Newton kamino closed loop#6027
Conversation
There was a problem hiding this comment.
Code Review: Kamino Closed-Loop Support
Thanks for this substantial addition bringing closed kinematic chain support to the Newton/Kamino backend. The architecture is well-motivated — closed-loop robots (cyclic joint graphs) genuinely cannot use tree-structured ArticulationView, so a separate ClosedLoopView with strided global-array access is the right approach. Below are findings ordered by severity.
🔴 High Severity
1. manager_based_rl_env.py: Unconditional write_data_to_sim + sim.forward() + scene.update() on every reset is a performance regression for all backends
File: source/isaaclab/isaaclab/envs/manager_based_rl_env.py (lines added after _reset_idx)

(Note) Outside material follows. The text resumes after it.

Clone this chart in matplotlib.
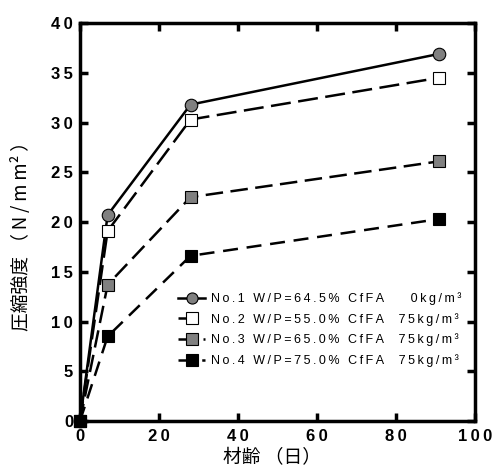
import matplotlib
matplotlib.use("Agg")
import matplotlib.pyplot as plt

days = [0, 7, 28, 91]
no1 = [0, 20.7, 31.8, 36.9]
no2 = [0, 19.1, 30.3, 34.5]
no3 = [0, 13.7, 22.5, 26.1]
no4 = [0, 8.5, 16.6, 20.3]
labels = [
    "No.1 W/P=64.5% CfFA    0kg/m³",
    "No.2 W/P=55.0% CfFA  75kg/m³",
    "No.3 W/P=65.0% CfFA  75kg/m³",
    "No.4 W/P=75.0% CfFA  75kg/m³",
]
xticks = [0, 20, 40, 60, 80, 100]
yticks = [0, 5, 10, 15, 20, 25, 30, 35, 40]
xlabel = "材齢 （日）"
ylabel = "圧縮強度 （N/mm²）"

SP = '\u2009'


def spaced(s):
    return SP.join(s)


plt.rcParams['font.family'] = ['Liberation Sans', 'Noto Sans CJK JP', 'DejaVu Sans']

fig = plt.figure(figsize=(4.92, 4.67), dpi=100)
ax = fig.add_axes([0.1626, 0.0985, 0.8024, 0.8522])

styles = [
    dict(marker='o', mfc='#808080', dash=None),
    dict(marker='s', mfc='white', dash=(8, 3)),
    dict(marker='s', mfc='#808080', dash=(7, 3)),
    dict(marker='s', mfc='black', dash=(6, 3.5)),
]
series = [no1, no2, no3, no4]
for s, st, lab in zip(series, styles, labels):
    line, = ax.plot(days, s, ls='-', color='black', lw=1.8, marker=st['marker'],
                    mfc=st['mfc'], mec='black', mew=0.8, ms=9,
                    label=spaced(lab), clip_on=False, zorder=3)
    if st['dash']:
        line.set_dashes(st['dash'])

ax.set_xlim(0, 100)
ax.set_ylim(0, 40)
ax.set_xticks(xticks)
ax.set_yticks(yticks)
ax.set_xticklabels([spaced(str(v)) for v in xticks])
ax.set_yticklabels([spaced(str(v)) for v in yticks])
for sp in ax.spines.values():
    sp.set_linewidth(2.5)
ax.tick_params(direction='in', width=2.5, length=6, top=True, right=True,
               labelsize=12)
ax.tick_params(axis='y', pad=5)
ax.tick_params(axis='x', pad=6)
for t in ax.get_xticklabels() + ax.get_yticklabels():
    t.set_fontweight('bold')

ax.set_xlabel(xlabel, family=['Noto Sans CJK JP', 'DejaVu Sans'], fontsize=13.5, va='center')
ax.xaxis.set_label_coords(0.486, -0.091)
ylab_text = "圧縮強度 （" + SP + spaced("N/mm") + "²" + SP + "）"
ax.set_ylabel(ylab_text, family=['Noto Sans CJK JP', 'DejaVu Sans'], fontsize=13.5, va='center')
ax.yaxis.set_label_coords(-0.149, 0.477)

leg = ax.legend(loc='lower right', bbox_to_anchor=(0.985, 0.117), frameon=False, fontsize=9,
                handlelength=2.1, handletextpad=0.5, labelspacing=0.62, borderaxespad=0.2)
for h in leg.get_lines():
    h.set_markersize(8)

fig.savefig("out.png", dpi=100)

The comment says "no-op for other backends," but write_data_to_sim() and scene.update(dt=...) are not free calls — they flush buffers and iterate over all assets/sensors. For PhysX users (the majority), this adds 3 function calls per step that previously didn't exist, even when reset_env_ids is empty (the if guard only checks len(reset_env_ids) > 0).
Suggested fix: Gate the refresh behind the solver backend:
if reset_env_ids is not None and len(reset_env_ids) > 0:
self._reset_idx(reset_env_ids)
# Only needed for maximal-coordinate solvers (Kamino)
if getattr(self.sim, '_needs_post_reset_refresh', False):
self.scene.write_data_to_sim()
self.sim.forward()
self.scene.update(dt=self.physics_dt)Or at minimum, move it inside the len(reset_env_ids) > 0 check if it isn't already (verify the indentation scope).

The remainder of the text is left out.